Uma vez o relatório apresentado, e dada a tradicional competência dos jornalistas portugueses para sintetizarem um relatório nas palavras de ordem proferidas pelos seus apresentadores, passou a ser universalmente aceite que
Mas terá aumentado?
O Índice de Gini é o indicador universalmente considerado mais representativo para quantificar a desigualdade na distribuição dos rendimentos de uma população, nomeadamente por entrar em conta com os rendimentos de toda a população, e não apenas com amostras, ou uma parte, ou os extremos da distribuição.
Em Portugal, durante o ajustamento de 2011-2014, a desigualdade teve pequenas oscilações de reduzido significado estatístico para se situar em 2014 num patamar historicamente baixo, com excepção do único ano de 2009 em que tinha tido um valor mais baixo que em 2014.
O relatório agora publicado até menciona o Índice de Gini, que no entanto varreu para debaixo do tapete através da escolha do único ano de início que permitia sugerir que aumentou, ainda que ligeiramente, até 2014...
As conclusões do relatório que passaram pacífica e acefalamente para a comunicação social são todas baseadas em indicadores estatísticos parcelares que não representam a desigualdade na distribuição de rendimentos por toda a população portuguesa, mas desigualdades entre segmentos específicos da população, por exemplo, entre os 10% mais pobres e os 10% mais ricos ignorando todos os outros 80%, a esmagadora maioria da população.

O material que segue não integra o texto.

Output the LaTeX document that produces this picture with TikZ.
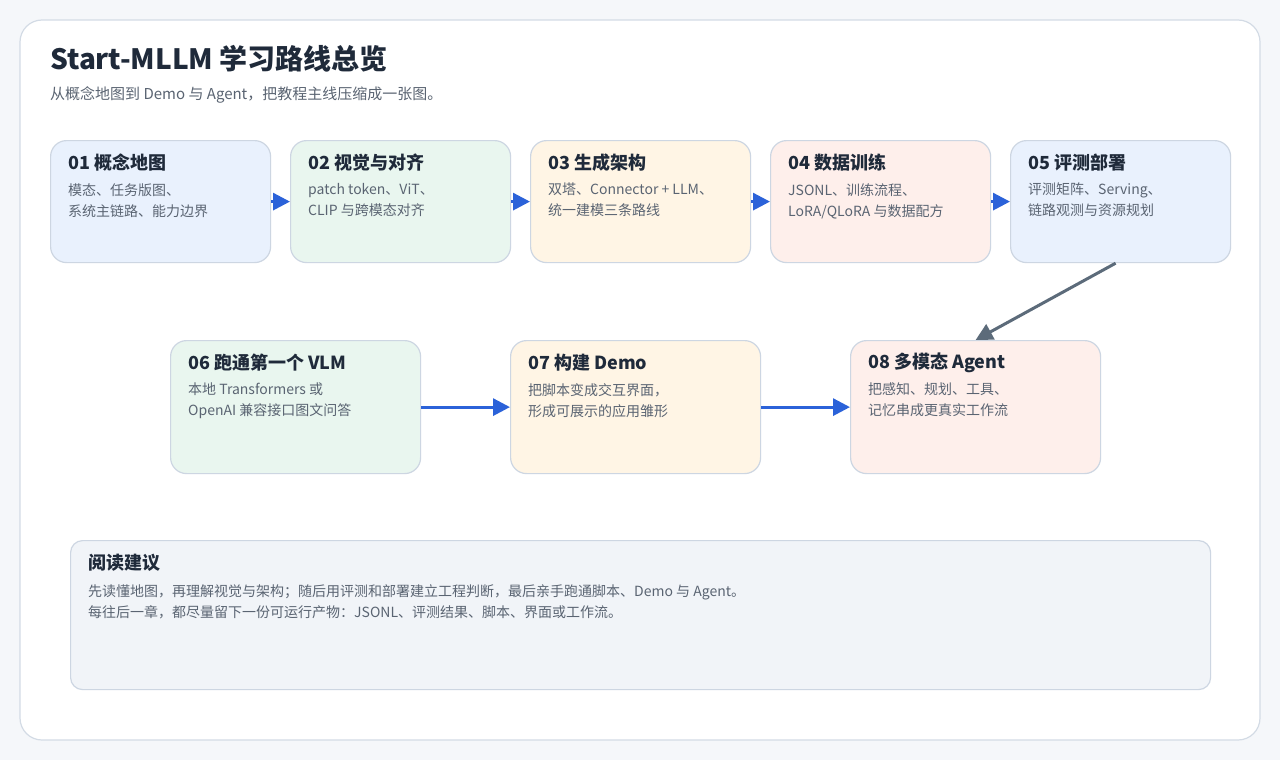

(Além de sofrer de vícios metodológicos que podem ser desmontados com explicações fastidiosas que aqui não há espaço para aprofundar, mas de que se pode apontar, a título de exemplo, que o impacte da crise num grupo, por exemplo os 10% mais pobres, não se mede comparando os rendimentos dos 10% mais pobres no início do período com os dos 10% mais pobres no fim do período, que não são os mesmos, mas a evolução ao longo da crise dos rendimentos dos mesmos 10% que eram os mais pobres, ou de qualquer outro grupo para que se deseje medir o impacte, no início do período.)
Qualquer relatório de investigadores ou académicos que, com base noutros indicadores que não o Índice de Gini, e é possível calculá-los de todas as formas e feitios, para todos os gostos, e sustentando todas as conclusões, chegue à conclusão que a desigualdade aumentou em Portugal durante o ajustamento é falso, e é uma análise feita à medida de uma conclusão encomendada previamente, ou seja, um mero caso de desonestidade mental. Dizer que a desigualdade aumenta quando o Índice de Risi diminui é equivalente a dizer que fica mais calor quando a temperatura diminui.
Fica mal à Fundação Francisco Manuel dos Santos, mas é a consequência de dar guarida e palco a académicos mais comprometidos com as suas agendas políticas privadas do que com a ciência, e fica mal aos jornais, mas sobre a competência para informar e isenção destes não vale a pena derramar lágrimas, para não correr o risco de se ficar desidratado.